- _What the exercise asks_: Retype the lines beneath this one, from the first through the line containing "site2_mir_err = [0.084, 0.031]". Pictures are left out.

- _Provided data_:
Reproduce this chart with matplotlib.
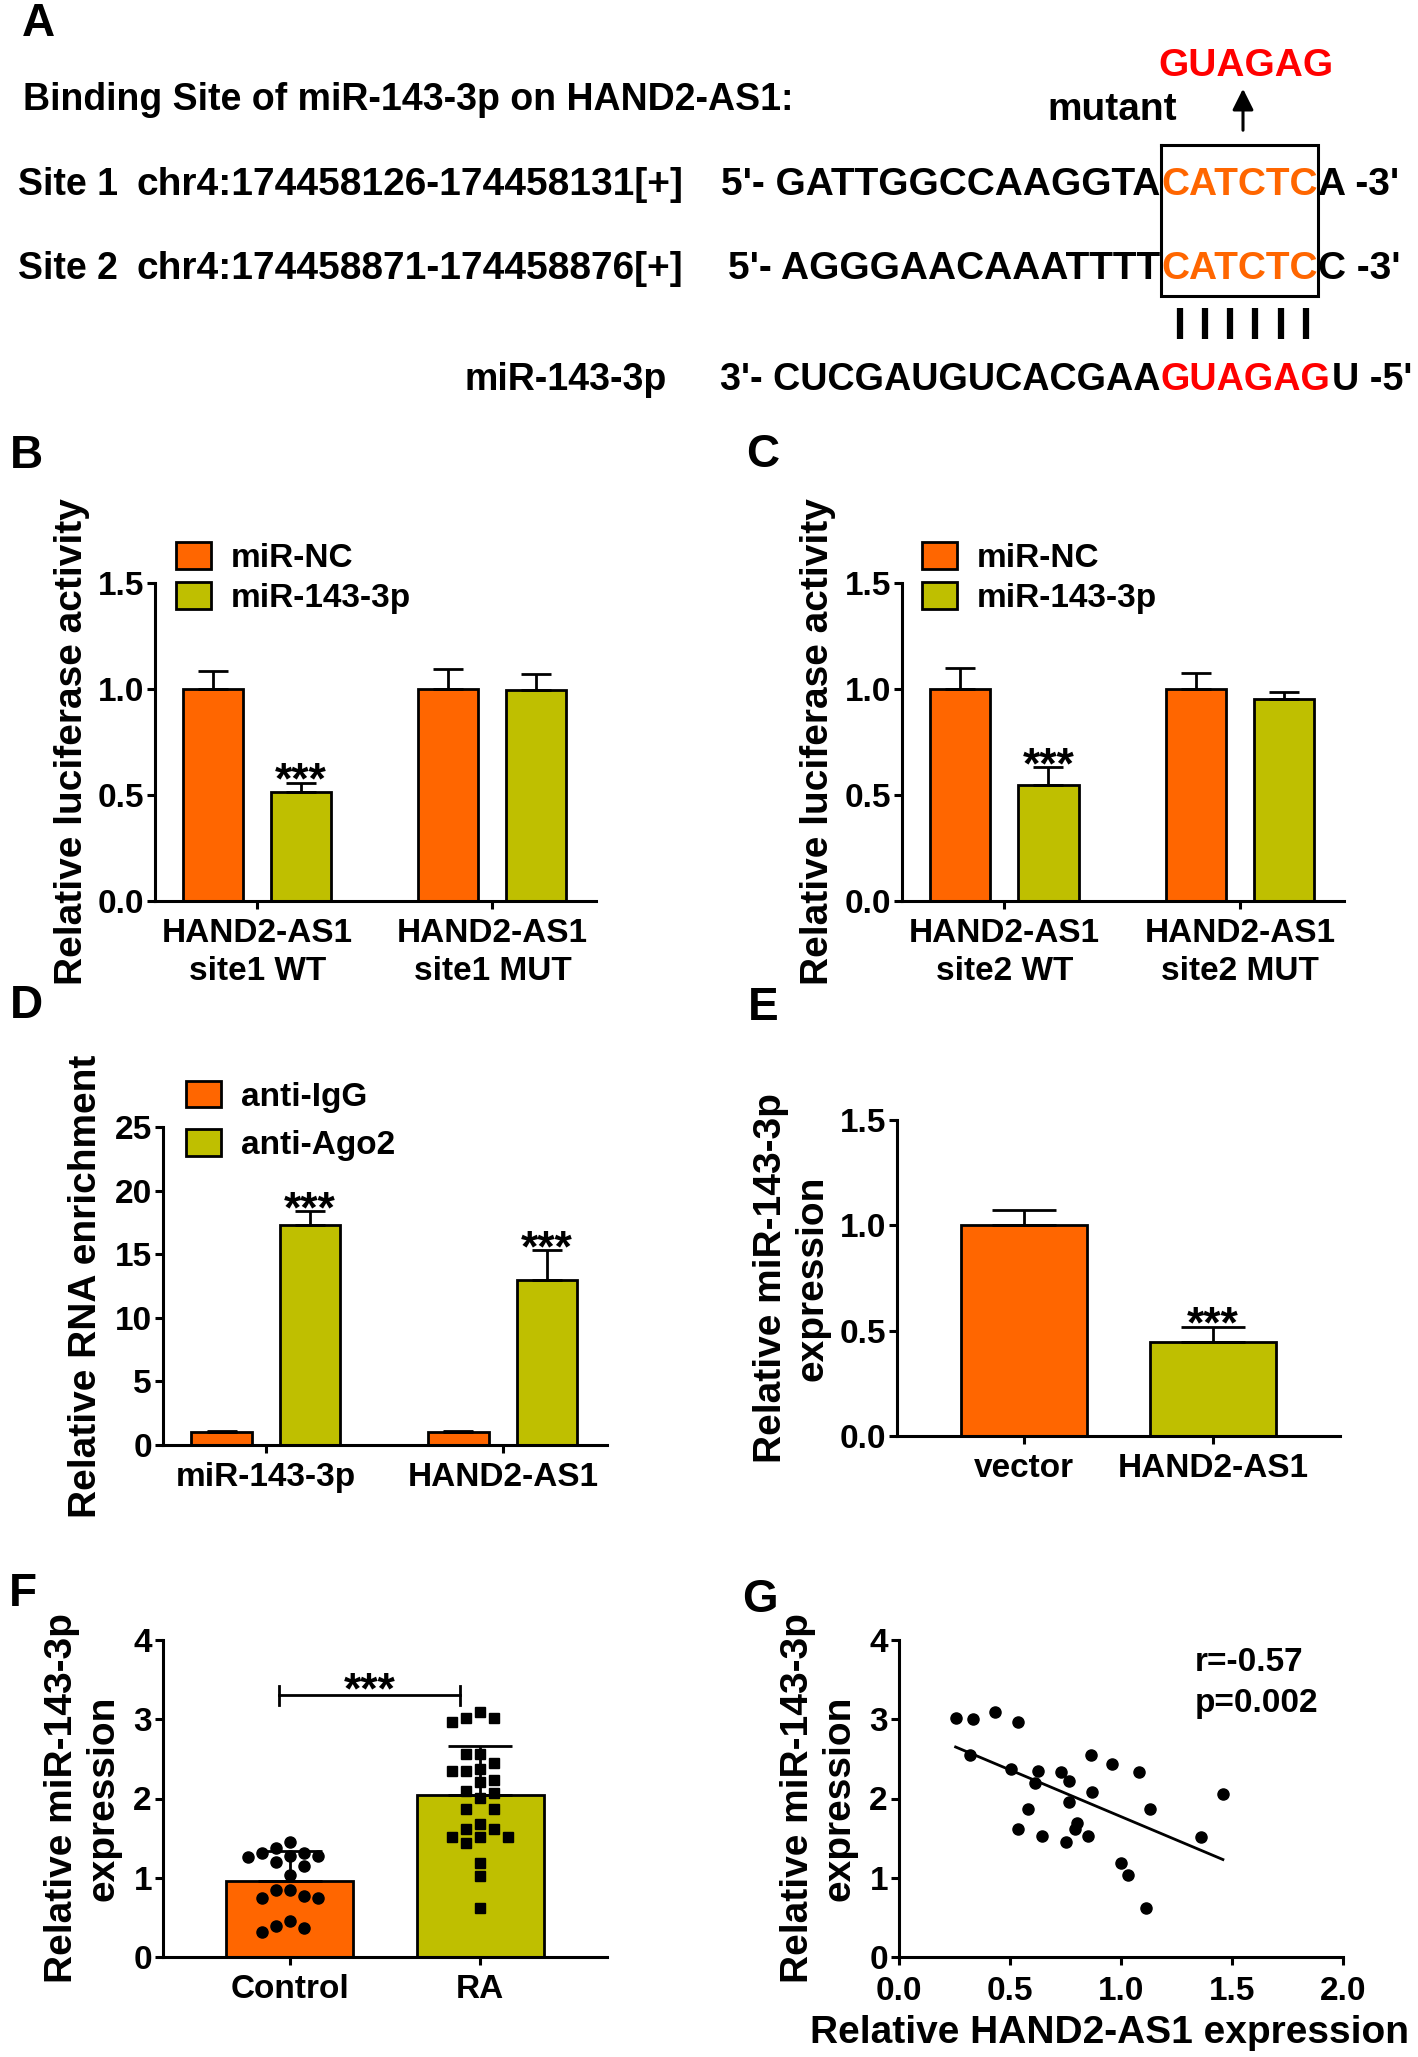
import numpy as np
import matplotlib
matplotlib.use('Agg')
import matplotlib.pyplot as plt

plt.rcParams['font.family'] = ['Liberation Sans', 'DejaVu Sans']
plt.rcParams['font.weight'] = 'bold'
plt.rcParams['axes.labelweight'] = 'bold'

W, H = 1418, 2057
ORANGE = '#FF6600'
OLIVE = '#BFBF00'

# ---------------- data ----------------
# B: luciferase, site 1
site1_groups = ['HAND2-AS1\nsite1 WT', 'HAND2-AS1\nsite1 MUT']
site1_nc = [1.00, 1.00]
site1_nc_err = [0.087, 0.093]
site1_mir = [0.515, 0.995]
site1_mir_err = [0.043, 0.075]

# C: luciferase, site 2
site2_groups = ['HAND2-AS1\nsite2 WT', 'HAND2-AS1\nsite2 MUT']
site2_nc = [1.00, 1.00]
site2_nc_err = [0.098, 0.075]
site2_mir = [0.547, 0.953]
site2_mir_err = [0.084, 0.031]

# D: RIP assay
rip_groups = ['miR-143-3p', 'HAND2-AS1']
rip_igg = [1.04, 1.04]
rip_igg_err = [0.08, 0.08]
rip_ago2 = [17.3, 13.0]
rip_ago2_err = [1.1, 2.3]

# E: overexpression
oe_groups = ['vector', 'HAND2-AS1']
oe_mean = [1.00, 0.446]
oe_err = [0.071, 0.073]

# F: tissue expression
tissue_groups = ['Control', 'RA']
control_vals = [1.38, 1.45, 1.31, 1.31, 1.20, 1.26, 1.27, 1.28, 1.15, 1.04,
                0.85, 0.75, 0.75, 0.77, 0.85, 0.39, 0.32, 0.37, 0.45]
ra_vals = [3.09, 3.02, 2.96, 3.02, 2.56, 2.45, 2.56, 2.37, 2.35, 2.35,
           2.23, 2.21, 2.09, 2.01, 2.07, 1.87, 1.87, 1.68, 1.62, 1.62,
           1.52, 1.52, 1.52, 1.44, 1.18, 1.02, 0.62]
tissue_mean = [0.956, 2.04]
tissue_sd = [0.385, 0.625]

# G: correlation
hand2_expr = [0.255, 0.333, 0.433, 0.535, 0.322, 0.504, 0.624, 0.731, 0.612, 0.765,
              0.863, 0.959, 1.082, 0.871, 0.765, 0.582, 1.131, 1.459, 0.535, 0.643,
              0.804, 0.792, 0.753, 0.853, 1.361, 1.002, 1.033, 1.112]
mir_expr = [3.01, 3.00, 3.09, 2.96, 2.55, 2.37, 2.35, 2.34, 2.19, 2.22,
            2.55, 2.43, 2.34, 2.08, 1.96, 1.87, 1.87, 2.06, 1.62, 1.53,
            1.69, 1.61, 1.45, 1.53, 1.51, 1.18, 1.03, 0.62]

fig = plt.figure(figsize=(W / 100, H / 100), dpi=100)

# background axes in pixel coordinates for panel A and panel letters
axA = fig.add_axes([0, 0, 1, 1])
axA.set_xlim(0, W)
axA.set_ylim(H, 0)
axA.axis('off')


def add_ax(l, t, r, b):
    ax = fig.add_axes([l / W, 1 - b / H, (r - l) / W, (b - t) / H])
    ax.px = (l, t, r, b)
    return ax


def style(ax):
    for s in ['top', 'right']:
        ax.spines[s].set_visible(False)
    for s in ['left', 'bottom']:
        ax.spines[s].set_linewidth(2.2)
    ax.tick_params(width=2.2, length=6, labelsize=24, direction='out')
    ax.tick_params(axis='y', pad=2)
    ax.tick_params(axis='x', pad=6)
    ax.patch.set_alpha(0)


def ylabel_at(ax, text, xc):
    l, t, r, b = ax.px
    ax.set_ylabel(text, fontsize=28, va='center', ha='center', linespacing=1.2)
    ax.yaxis.set_label_coords((xc - l) / (r - l), 0.5)


def stars(ax, x, top):
    ax.annotate('***', xy=(x, top), xytext=(0, -8), textcoords='offset points',
                ha='center', va='baseline', fontsize=32)


def grouped(ax, groups, a, a_err, b, b_err, names, star_idx, cap):
    x = np.arange(len(groups))
    bw, off = 0.255, 0.187
    zero = np.zeros(len(groups))
    h1 = ax.bar(x - off, a, bw, color=ORANGE, edgecolor='black', linewidth=2, label=names[0], zorder=2)
    h2 = ax.bar(x + off, b, bw, color=OLIVE, edgecolor='black', linewidth=2, label=names[1], zorder=2)
    ax.errorbar(x - off, a, yerr=[zero, a_err], fmt='none', ecolor='black',
                elinewidth=2, capsize=cap, capthick=2, zorder=3)
    ax.errorbar(x + off, b, yerr=[zero, b_err], fmt='none', ecolor='black',
                elinewidth=2, capsize=cap, capthick=2, zorder=3)
    for i in star_idx:
        stars(ax, x[i] + off, b[i] + b_err[i])
    ax.set_xticks(x)
    ax.set_xticklabels(groups)
    plt.setp(ax.get_xticklabels(), linespacing=1.3)
    ax.set_xlim(-0.434, len(groups) - 1 + 0.44)
    return h1, h2


def legend_at(ax, handles, x, y, spacing=0.25):
    ax.legend(handles=handles, loc='center left', bbox_to_anchor=(x / W, 1 - y / H),
              bbox_transform=fig.transFigure, frameon=False, fontsize=24,
              handlelength=1.05, handleheight=0.85, handletextpad=0.6,
              labelspacing=spacing, borderpad=0, borderaxespad=0)


# ---------------- panel A ----------------
fs = 28
axA.text(38, 24, 'A', fontsize=33, ha='center', va='center')
axA.text(23, 100, 'Binding Site of miR-143-3p on HAND2-AS1:', fontsize=27, ha='left', va='center')
axA.text(1246, 66, 'GUAGAG', fontsize=fs, color='#FF0000', ha='center', va='center')
axA.text(1112, 110, 'mutant', fontsize=fs, ha='center', va='center')
axA.annotate('', xy=(1243, 86), xytext=(1243, 133),
             arrowprops=dict(arrowstyle='-|>', lw=2.2, color='black', mutation_scale=32))


def seq_row(y, prefix, core, core_color, suffix, size=fs, xsplit=1160):
    t1 = axA.text(xsplit, y, prefix, fontsize=size, ha='right', va='center')
    t2 = axA.annotate(core, xy=(1, 0), xycoords=t1, xytext=(1, 0), textcoords='offset pixels',
                      ha='left', va='bottom', fontsize=size, color=core_color)
    axA.annotate(suffix, xy=(1, 0), xycoords=t2, xytext=(1, 0), textcoords='offset pixels',
                 ha='left', va='bottom', fontsize=size)
    return t2


axA.text(18, 185, 'Site 1', fontsize=27, ha='left', va='center')
axA.text(137, 185, 'chr4:174458126-174458131[+]', fontsize=28, ha='left', va='center')
core1 = seq_row(185, "5'- GATTGGCCAAGGTA", 'CATCTC', ORANGE, "A -3'")

axA.text(18, 269, 'Site 2', fontsize=27, ha='left', va='center')
axA.text(137, 269, 'chr4:174458871-174458876[+]', fontsize=28, ha='left', va='center')
seq_row(269, "5'- AGGGAACAAATTTT", 'CATCTC', ORANGE, "C -3'")

axA.text(667, 380, 'miR-143-3p', fontsize=27, ha='right', va='center')
seq_row(380, "3'- CUCGAUGUCACGAA", 'GUAGAG', '#FF0000', "U -5'", size=27.2)

# box around the seed region, sized from the rendered seed text
fig.canvas.draw()
bb = core1.get_window_extent().transformed(axA.transData.inverted())
bx0, bx1 = min(bb.x0, bb.x1) - 0.5, max(bb.x0, bb.x1) + 0.5
axA.plot([bx0, bx1, bx1, bx0, bx0], [145, 145, 296, 296, 145], color='black', lw=2.2,
         solid_joinstyle='miter')
axA.vlines(np.linspace(bx0 + 19, bx1 - 12, 6), 308, 339, color='black', lw=4.5)

# panel letters
for letter, (lx, ly) in {'B': (26, 456), 'C': (763, 455), 'D': (26, 1006),
                         'E': (763, 1008), 'F': (23, 1594), 'G': (760, 1600)}.items():
    axA.text(lx, ly, letter, fontsize=33, ha='center', va='center')

# ---------------- panel B ----------------
axB = add_ax(155, 583, 596, 901)
style(axB)
hb = grouped(axB, site1_groups, site1_nc, site1_nc_err, site1_mir, site1_mir_err,
             ['miR-NC', 'miR-143-3p'], [0], 10.8)
axB.set_ylim(0, 1.5)
axB.set_yticks([0, 0.5, 1.0, 1.5])
axB.set_yticklabels(['0.0', '0.5', '1.0', '1.5'])
ylabel_at(axB, 'Relative luciferase activity', 72)
legend_at(axB, list(hb), 176, 578)

# ---------------- panel C ----------------
axC = add_ax(902, 583, 1344, 901)
style(axC)
hc = grouped(axC, site2_groups, site2_nc, site2_nc_err, site2_mir, site2_mir_err,
             ['miR-NC', 'miR-143-3p'], [0], 10.8)
axC.set_ylim(0, 1.5)
axC.set_yticks([0, 0.5, 1.0, 1.5])
axC.set_yticklabels(['0.0', '0.5', '1.0', '1.5'])
ylabel_at(axC, 'Relative luciferase activity', 818)
legend_at(axC, list(hc), 922, 578)

# ---------------- panel D ----------------
axD = add_ax(163, 1127, 607, 1445)
style(axD)
hd = grouped(axD, rip_groups, rip_igg, rip_igg_err, rip_ago2, rip_ago2_err,
             ['anti-IgG', 'anti-Ago2'], [0, 1], 10.8)
axD.set_ylim(0, 25)
axD.set_yticks([0, 5, 10, 15, 20, 25])
ylabel_at(axD, 'Relative RNA enrichment', 86)
legend_at(axD, list(hd), 186, 1121, spacing=0.5)

# ---------------- panel E ----------------
axE = add_ax(897, 1120, 1340, 1436)
style(axE)
xe = np.arange(len(oe_groups))
axE.bar(xe, oe_mean, 0.667, color=[ORANGE, OLIVE], edgecolor='black', linewidth=2, zorder=2)
axE.errorbar(xe, oe_mean, yerr=[np.zeros(2), oe_err], fmt='none', ecolor='black',
             elinewidth=2, capsize=23, capthick=2, zorder=3)
stars(axE, xe[1], oe_mean[1] + oe_err[1])
axE.set_xticks(xe)
axE.set_xticklabels(oe_groups)
axE.set_xlim(-0.672, 1.672)
axE.set_ylim(0, 1.5)
axE.set_yticks([0, 0.5, 1.0, 1.5])
axE.set_yticklabels(['0.0', '0.5', '1.0', '1.5'])
ylabel_at(axE, 'Relative miR-143-3p\nexpression', 792)

# ---------------- panel F ----------------
axF = add_ax(163, 1640, 607, 1957)
style(axF)


def swarm(vals, ypx, xpx, step=14.0, dist=12.0):
    vals = np.asarray(vals, dtype=float)
    order = np.argsort(vals)[::-1]
    placed = []
    offs = np.zeros(len(vals))
    for i in order:
        y = vals[i] * ypx
        k = 0
        found = None
        while found is None:
            for c in ([0] if k == 0 else [-k, k]):
                x = c * step
                if all((x - px) ** 2 + (y - py) ** 2 >= dist ** 2 for px, py in placed):
                    found = x
                    break
            k += 1
        placed.append((found, y))
        offs[i] = found / xpx
    return offs


xf = np.arange(len(tissue_groups))
axF.bar(xf, tissue_mean, 0.668, color=[ORANGE, OLIVE], edgecolor='black', linewidth=2, zorder=2)
axF.errorbar(xf, tissue_mean, yerr=[np.zeros(2), tissue_sd], fmt='none', ecolor='black',
             elinewidth=2, capsize=23, capthick=2, zorder=3)
ypx, xpx = 317 / 4.0, 190.0
axF.plot(xf[0] + swarm(control_vals, ypx, xpx), control_vals, 'o', color='black',
         ms=8, zorder=4, clip_on=False)
axF.plot(xf[1] + swarm(ra_vals, ypx, xpx), ra_vals, 's', color='black',
         ms=7.5, zorder=4, clip_on=False)
# significance bracket
axF.plot([-0.058, 0.895], [3.30, 3.30], color='black', lw=2)
axF.plot([-0.058, -0.058], [3.18, 3.42], color='black', lw=2)
axF.plot([0.895, 0.895], [3.18, 3.42], color='black', lw=2)
axF.annotate('***', xy=(0.42, 3.30), xytext=(0, -6), textcoords='offset points',
             ha='center', va='baseline', fontsize=32)
axF.set_xticks(xf)
axF.set_xticklabels(tissue_groups)
axF.set_xlim(-0.668, 1.668)
axF.set_ylim(0, 4)
axF.set_yticks([0, 1, 2, 3, 4])
ylabel_at(axF, 'Relative miR-143-3p\nexpression', 83)

# ---------------- panel G ----------------
axG = add_ax(899, 1640, 1343, 1957)
style(axG)
axG.tick_params(axis='x', pad=8)
axG.plot(hand2_expr, mir_expr, 'o', color='black', ms=8, zorder=3)
slope, intercept = np.polyfit(hand2_expr, mir_expr, 1)
xl = np.array([min(hand2_expr), max(hand2_expr)])
axG.plot(xl, slope * xl + intercept, color='black', lw=2)
axG.text(1.33, 3.71, 'r=-0.57', fontsize=24, ha='left', va='center')
axG.text(1.33, 3.20, 'p=0.002', fontsize=24, ha='left', va='center')
axG.set_xlim(0, 2)
axG.set_ylim(0, 4)
axG.set_xticks([0, 0.5, 1.0, 1.5, 2.0])
axG.set_xticklabels(['0.0', '0.5', '1.0', '1.5', '2.0'])
axG.set_yticks([0, 1, 2, 3, 4])
ylabel_at(axG, 'Relative miR-143-3p\nexpression', 819)
axG.set_xlabel('Relative HAND2-AS1 expression', fontsize=28, va='center')
axG.xaxis.set_label_coords(0.475, -(2033 - 1957) / 317)

fig.savefig('out.png', dpi=100)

- _Result for this task_:
Reproduce this chart with matplotlib.
import numpy as np
import matplotlib
matplotlib.use('Agg')
import matplotlib.pyplot as plt

plt.rcParams['font.family'] = ['Liberation Sans', 'DejaVu Sans']
plt.rcParams['font.weight'] = 'bold'
plt.rcParams['axes.labelweight'] = 'bold'

W, H = 1418, 2057
ORANGE = '#FF6600'
OLIVE = '#BFBF00'

# ---------------- data ----------------
# B: luciferase, site 1
site1_groups = ['HAND2-AS1\nsite1 WT', 'HAND2-AS1\nsite1 MUT']
site1_nc = [1.00, 1.00]
site1_nc_err = [0.087, 0.093]
site1_mir = [0.515, 0.995]
site1_mir_err = [0.043, 0.075]

# C: luciferase, site 2
site2_groups = ['HAND2-AS1\nsite2 WT', 'HAND2-AS1\nsite2 MUT']
site2_nc = [1.00, 1.00]
site2_nc_err = [0.098, 0.075]
site2_mir = [0.547, 0.953]
site2_mir_err = [0.084, 0.031]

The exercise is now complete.